A reminder: TOAST is for eating and grading blogposts.

Hey everyone, hope you're having/have had a great CNY break, and that you'll be ready to come back to school on Monday and get back to work! BOOO! I've spent a lot of time relaxing and planning torture homework and lessons for you, and now I'm working on the 170 unread blogposts I have yet to grade this semester. FUN¡

However, before I start leaving comments on your posts and you start getting all kinds of email notifications on your scores and I start getting all kinds of emails complaining about your grades, remember how I grade posts: using our tried-and-true TOAST method. As I've stated before:
Usually, if we're working on formal 5¶+ essays, I'll use this little rubric to base my score. However, for something like a blog post, which is short, informal, and often times more to-the-point, I think it would be unfair to grade off of the same rubric.
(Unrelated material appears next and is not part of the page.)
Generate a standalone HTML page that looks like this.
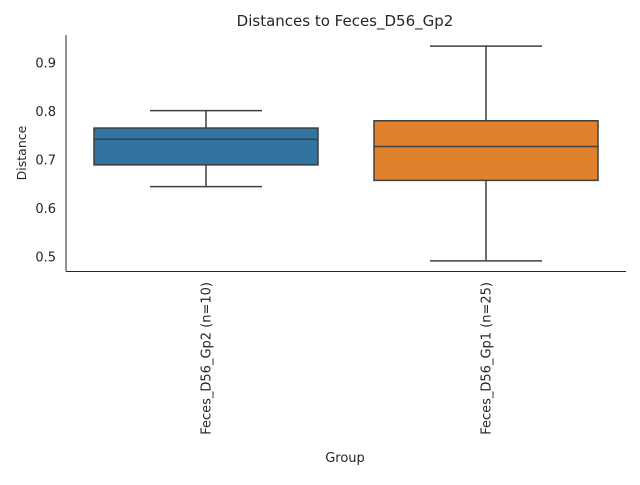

For this reason, I've developed a new way of giving points for posts, called TOAST:
  • Technical elements: grammar, linguistics, spelling, etc.
  • Originality: creativity, new perspectives, different outlook.
  • Appropriateness: Completion of the objective of the assignment (e.g required length, subject matter, quality).
  • Supplements: Inclusion of applicable multimedia (e.g. images, video) and formatting (e.g. lists, links, blockquotes, text formatting).
  • Time invested: visible effort put into the assignment, not simply thrown together.
I'll usually give 3-10 points per element, meaning that each post (depending on its level of difficulty) can be worth from 15 to 50 points.
Got it? So please, before you write me angry emails complaining about your final score, please take a peek at how I've graded you so you'll understand why you failed epic-ly earned that grade.